Mlliyet Milliyet Blog Milliyet Blog
 
Facebook Connect
Blog Kategorileri
 

31 Ocak '12

 
Kategori
Yoga / Meditasyon
 

Sabahla Meditasyon

Sabahla Meditasyon
 

Karanlık ve soğuk, sıcacık yatağımdan çıkmak istemeyeceğim bir erken sabah zamanı. Saatin alarmını susturalı ne kadar oldu hesaplamaya çalışıyorum. Göz kapaklarımın ağırlığı, zihnimin “bu sabah da kalkmayıver” baskısıyla iyiden iyiye artıyor. Son bir kez daha kararlığımı yokluyorum, ani bir harekete ihtiyacım var. Ağır yorganı tek bir hareketle üzerimden atacağım ve yatağın kenarında ayaklarımın üzerinde dikileceğim.
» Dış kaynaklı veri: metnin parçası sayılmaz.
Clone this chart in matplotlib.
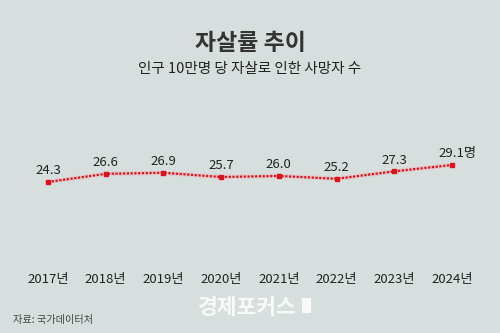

Bedenimi saran soğuk içimi ürpertecek ve hızla giyinmek için acele ederken uykulu gözlerim giderek canlanacak. Yapıyorum! Ayaktayım artık. Yüzümü buz tutmaya yaklaşmış su ile yıkamak hoşuma gidiyor. Soğuk su ellerimi sızlatıyor. Alt kattaki salona seyirtiyorum. Bütün dikkatimi sobayı yakmaya yönlendiriyorum. Vücudum ısınmak istiyor. Kalın yün yeleğimi giymesem titremeye başlayacağım. Akşamdan hazırladığım kömür kovasının tahta parçalarını öyle bir hiyerarşi içinde diziyorum ki, tek bir kibrit alevi bile sobayı tutuşturmaya yetecek. Ben işi garantiye alıyorum, kalınca bir çıra parçası sağlamından bitirecek işi. Çıra o kadar yağlı ki, yakar yakmaz koyu bir is dalgalanması yaratıyor tahta parçalarının arasında. Bir dakika sonra çıtırdamalar sarıyor odanın içini. Alevin kırmızı gölgesi tavanda oynaşmaya başlıyor sobanın havalandırma deliğinden saçılarak.
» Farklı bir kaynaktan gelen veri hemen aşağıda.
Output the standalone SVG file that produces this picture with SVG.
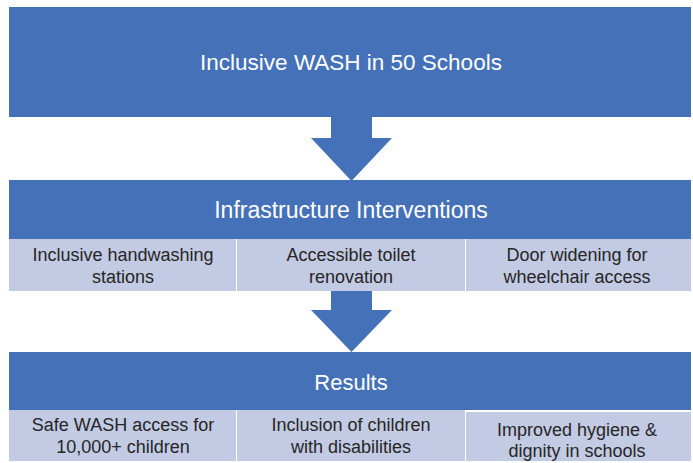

Bu arada müezzinin sesi yankılanmaya başlıyor sabahın karanlığında. Sessizlik içinde çınlayan bu ses gecenin sükunetinin bitmek üzere olduğunu haber veriyor. Ahalinin çoğunun çağrıdan haberi yok, yüksek volüme rağmen duyulmuyor ses, hayret! Sabah ezanını diğer ezanlardan daha çok severim. İçime bir tatlılık, bir ferahlık duygusu yayar ki, ben namaz kılmam ama yine de en çok sabah ezanın diğer ezanlarda bulunmayan “ibadet uykudan iyidir” kısmını severim. İbadete çağrının pek çok cazibesinin sıralanmasına rağmen, teşvikin katmerli hale getirildiği bu bölüm coşku yaratır içimde.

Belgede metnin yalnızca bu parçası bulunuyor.